▶ Exercise brief:
Copy each line of the entries that contains the word "standalone".
__________________________________________________
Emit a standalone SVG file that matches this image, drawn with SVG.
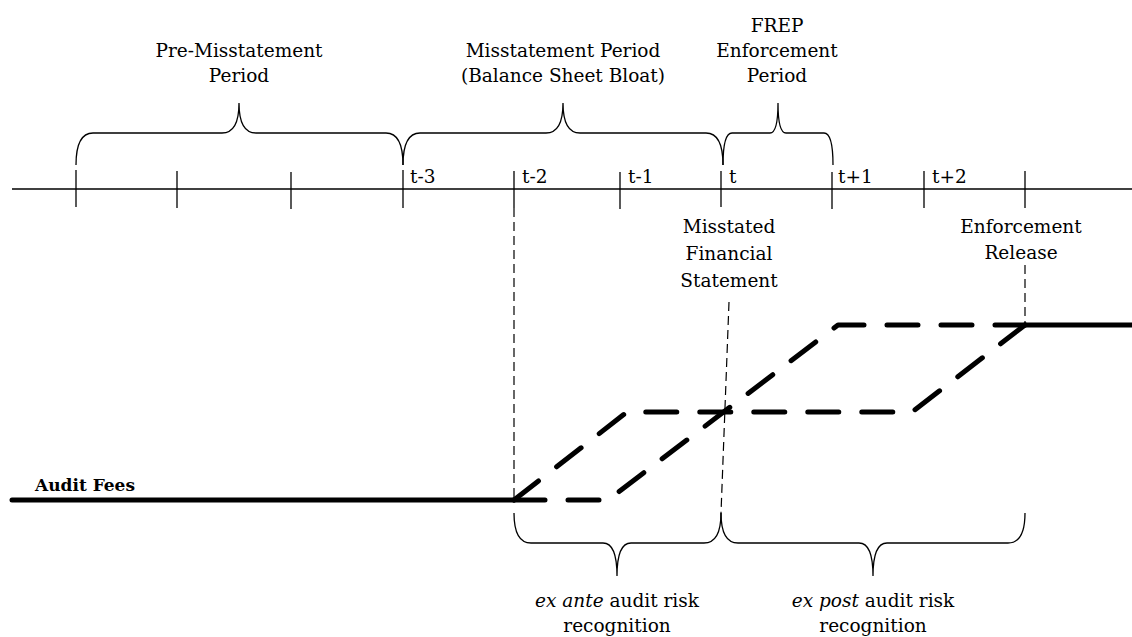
<svg xmlns="http://www.w3.org/2000/svg" width="1132" height="637" viewBox="0 0 1132 637">
<style>
text{font-family:"DejaVu Serif",serif;font-size:18.5px;fill:#000}
.c{text-anchor:middle}
.b{font-weight:bold;font-size:17px}
.thin{fill:none;stroke:#000;stroke-width:1.3}
.brace{fill:none;stroke:#000;stroke-width:1.3}
.vd{fill:none;stroke:#000;stroke-width:1.2;stroke-dasharray:9 5}
.thick{fill:none;stroke:#000;stroke-width:5;stroke-linecap:round;stroke-linejoin:round}
.td{fill:none;stroke:#000;stroke-width:5;stroke-linecap:round;stroke-linejoin:round;stroke-dasharray:31 23}
</style>
<rect width="1132" height="637" fill="#fff"/>
<g id="axis">
<line class="thin" x1="12" y1="189" x2="1132" y2="189"/>
<g class="thin">
<line x1="76" y1="170" x2="76" y2="207"/>
<line x1="177" y1="171" x2="177" y2="208"/>
<line x1="291" y1="172" x2="291" y2="209"/>
<line x1="403" y1="170" x2="403" y2="208"/>
<line x1="514" y1="171" x2="514" y2="208"/>
<line x1="620" y1="172" x2="620" y2="209"/>
<line x1="721" y1="171" x2="721" y2="207"/>
<line x1="832" y1="172" x2="832" y2="209"/>
<line x1="924" y1="171" x2="924" y2="208"/>
<line x1="1025" y1="171" x2="1025" y2="208"/>
</g>
<text x="410" y="183">t-3</text>
<text x="522" y="183">t-2</text>
<text x="628" y="183">t-1</text>
<text x="729" y="183">t</text>
<text x="838" y="183">t+1</text>
<text x="932" y="183">t+2</text>
</g>
<g id="pre-misstatement">
<path class="brace" d="M76,165 Q76,133 93,133 L222,133 Q239,133 239,103 Q239,133 256,133 L386,133 Q403,133 403,165"/>
<text class="c" x="239" y="57">Pre-Misstatement</text>
<text class="c" x="239" y="82">Period</text>
</g>
<g id="misstatement-period">
<path class="brace" d="M403,165 Q403,133 420,133 L546,133 Q563,133 563,103 Q563,133 580,133 L706,133 Q723,133 723,165"/>
<text class="c" x="563" y="57">Misstatement Period</text>
<text class="c" x="563" y="82">(Balance Sheet Bloat)</text>
</g>
<g id="frep">
<path class="brace" d="M723,165 Q723,133 732,133 L770,133 Q778,133 778,103 Q778,133 786,133 L824,133 Q833,133 833,165"/>
<text class="c" x="777" y="32">FREP</text>
<text class="c" x="777" y="57">Enforcement</text>
<text class="c" x="777" y="82">Period</text>
</g>
<g id="misstated-fs">
<text class="c" x="729" y="233">Misstated</text>
<text class="c" x="729" y="260">Financial</text>
<text class="c" x="729" y="287">Statement</text>
</g>
<g id="enforcement-release">
<text class="c" x="1021" y="233">Enforcement</text>
<text class="c" x="1021" y="259">Release</text>
</g>
<g id="audit-fees">
<text class="b" x="35" y="491">Audit Fees</text>
</g>
<g id="connectors">
<line class="vd" x1="514" y1="208" x2="514" y2="500"/>
<line class="vd" x1="729" y1="302" x2="721" y2="513"/>
<line class="vd" x1="1025" y1="265" x2="1025" y2="325"/>
<line class="thick" x1="12" y1="500" x2="514" y2="500"/>
<line class="thick" x1="1025" y1="325" x2="1132" y2="325"/>
<path class="td" d="M514,500 L627,412 L912,412 L1025,325"/>
<path class="td" d="M514,500 L608,500 L838,325 L1025,325"/>
</g>
<g id="ex-ante">
<path class="brace" d="M514,513 Q514,543 531,543 L603,543 Q617,543 617,576 Q617,543 631,543 L704,543 Q721,543 721,513"/>
<text class="c" x="617" y="607"><tspan font-style="italic">ex ante</tspan> audit risk</text>
<text class="c" x="617" y="632">recognition</text>
</g>
<g id="ex-post">
<path class="brace" d="M721,513 Q721,543 738,543 L859,543 Q873,543 873,576 Q873,543 887,543 L1008,543 Q1025,543 1025,513"/>
<text class="c" x="873" y="607"><tspan font-style="italic">ex post</tspan> audit risk</text>
<text class="c" x="873" y="632">recognition</text>
</g>
</svg>
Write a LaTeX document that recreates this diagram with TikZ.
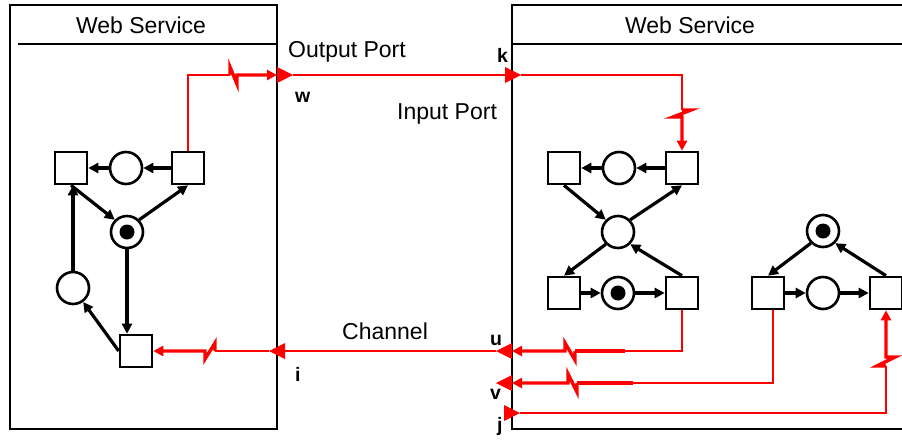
\documentclass[tikz,border=0pt]{standalone}
\usepackage{fontspec}
\setmainfont{Liberation Sans}
\usetikzlibrary{arrows.meta}

% filled red port triangles, given by their base midpoint
\newcommand\portright[1]{\fill[red] (#1) ++(0,-8) -- ++(16,8) -- ++(-16,8) -- cycle;}
\newcommand\portleft[1]{\fill[red] (#1) ++(0,-8) -- ++(-16,8) -- ++(16,8) -- cycle;}

\begin{document}
\begin{tikzpicture}[x=1pt,y=-1pt,
  trans/.style={draw, line width=2.6pt, minimum size=32pt, inner sep=0pt, fill=white},
  place/.style={draw, circle, line width=2.6pt, minimum size=32pt, inner sep=0pt, fill=white},
  token/.style={fill=black},
  arc/.style={line width=3.2pt, -{Triangle[length=10pt,width=10pt]}},
  wire/.style={red, line width=2.2pt},
  feed/.style={red, line width=3.4pt},
  feedend/.style={feed, -{Triangle[length=10pt,width=10pt]}},
  frame/.style={line width=2.4pt},
  title/.style={font=\fontsize{23}{23}\selectfont, inner sep=0pt, anchor=base},
  lbl/.style={font=\fontsize{23}{23}\selectfont, inner sep=0pt, anchor=base west},
  portlbl/.style={font=\fontsize{19.5}{19.5}\selectfont\bfseries, inner sep=0pt, anchor=base west},
]
\clip (0,0) rectangle (902,439);
\fill[white] (0,0) rectangle (902,439);

% service frames
\draw[frame] (10,5) rectangle (277,429);
\draw[frame] (18,44) -- (277,44);
\draw[frame] (512,5) rectangle (920,429);
\draw[frame] (512,44) -- (920,44);
\node[title] (ws1) at (141,33) {Web Service};
\node[title] (ws2) at (690,33) {Web Service};

% texts between the services
\node[lbl] (outp) at (288,57) {Output Port};
\node[lbl] (inp) at (397,119) {Input Port};
\node[lbl] (chan) at (342,339) {Channel};
\node[portlbl] (lw) at (295,102) {w};
\node[portlbl] (lk) at (497,62) {k};
\node[portlbl] (lu) at (490,345) {u};
\node[portlbl] (li) at (295,381) {i};
\node[portlbl] (lv) at (490,399) {v};
\node[portlbl] (lj) at (497,431) {j};

% left net
\node[trans] (a1) at (71,168) {};
\node[place] (a2) at (126,168) {};
\node[trans] (a3) at (188,168) {};
\node[place] (a4) at (127,232) {};
\node[place] (a5) at (73,288) {};
\node[trans] (a6) at (136,351) {};

% right net
\node[trans] (b1) at (564,168) {};
\node[place] (b2) at (619,168) {};
\node[trans] (b3) at (682,168) {};
\node[place] (b4) at (618,232) {};
\node[trans] (b5) at (564,293) {};
\node[place] (b6) at (618,293) {};
\node[trans] (b7) at (682,293) {};
\node[place] (c1) at (823,231) {};
\node[trans] (c2) at (768,293) {};
\node[place] (c3) at (823,293) {};
\node[trans] (c4) at (886,293) {};

% tokens
\fill[token] (a4) circle (7.5pt);
\fill[token] (b6) circle (7.5pt);
\fill[token] (c1) circle (7.5pt);

% ports (base midpoint and apex)
\coordinate (w) at (277,75);  \coordinate (wa) at (293,75);
\coordinate (k) at (505,75);  \coordinate (ka) at (521,75);
\coordinate (u) at (512,351); \coordinate (ua) at (496,351);
\coordinate (i) at (285,351); \coordinate (ia) at (269,351);
\coordinate (v) at (512,383); \coordinate (va) at (496,383);
\coordinate (j) at (504,413); \coordinate (ja) at (520,413);
\portright{w}
\portright{k}
\portleft{u}
\portleft{i}
\portleft{v}
\portright{j}

% breaks in the red wires
\coordinate (zw) at (230,75);
\coordinate (zk) at (682,110);
\coordinate (zu) at (575,351);
\coordinate (zi) at (215,351);
\coordinate (zv) at (577,383);
\coordinate (zj) at (886,366);
\coordinate (ut) at (625,351);
\coordinate (vt) at (633,383);

% red wires
\draw[wire] (a3.north) |- (zw);
\draw[feedend] (zw) -- ++(0,-8) -- ++(7,17) -- ++(0,-9) -- (w);
\draw[wire] (wa) -- (k);
\draw[wire] (ka) -| (zk);
\draw[feedend] (zk) -- ++(9,0) -- ++(-18,7) -- ++(9,0) -- (b3.north);
\draw[wire] (b7.south) |- (ut);
\draw[feed] (ut) -- (zu);
\draw[feedend] (zu) -- ++(0,9) -- ++(-10,-17) -- ++(0,8) -- (u);
\draw[wire] (ua) -- (i);
\draw[wire] (ia) -- (zi);
\draw[feedend] (zi) -- ++(0,-8) -- ++(-10,16) -- ++(0,-8) -- (a6.east);
\draw[wire] ([xshift=5pt]c2.south) |- (vt);
\draw[feed] (vt) -- (zv);
\draw[feedend] (zv) -- ++(0,9) -- ++(-9,-18) -- ++(0,9) -- (v);
\draw[wire] (ja) -| (zj);
\draw[feedend] (zj) -- ++(-9,0) -- ++(18,-9) -- ++(-9,0) -- (c4.south);

% left net arcs
\draw[arc] (a3) -- (a2);
\draw[arc] (a2) -- (a1);
\draw[arc] (a1.south) -- (a4.north west);
\draw[arc] (a4.north east) -- (a3.south);
\draw[arc] (a4.south) -- (a4.south |- a6.north);
\draw[arc] (a6.west) -- (a5);
\draw[arc] (a5.north) -- (a5.north |- a1.south);

% right net arcs
\draw[arc] (b3) -- (b2);
\draw[arc] (b2) -- (b1);
\draw[arc] (b1.south) -- (b4.north west);
\draw[arc] (b4.north east) -- (b3.south);
\draw[arc] (b4.south west) -- (b5.north);
\draw[arc] (b7.north) -- (b4.south east);
\draw[arc] (b5) -- (b6);
\draw[arc] (b6) -- (b7);
\draw[arc] (c1.south west) -- (c2.north);
\draw[arc] (c2) -- (c3);
\draw[arc] (c3) -- (c4);
\draw[arc] (c4.north) -- (c1.south east);
\end{tikzpicture}
\end{document}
__________________________________________________
▶ Solution:
Emit a standalone SVG file that matches this image, drawn with SVG.
\documentclass[tikz,border=0pt]{standalone}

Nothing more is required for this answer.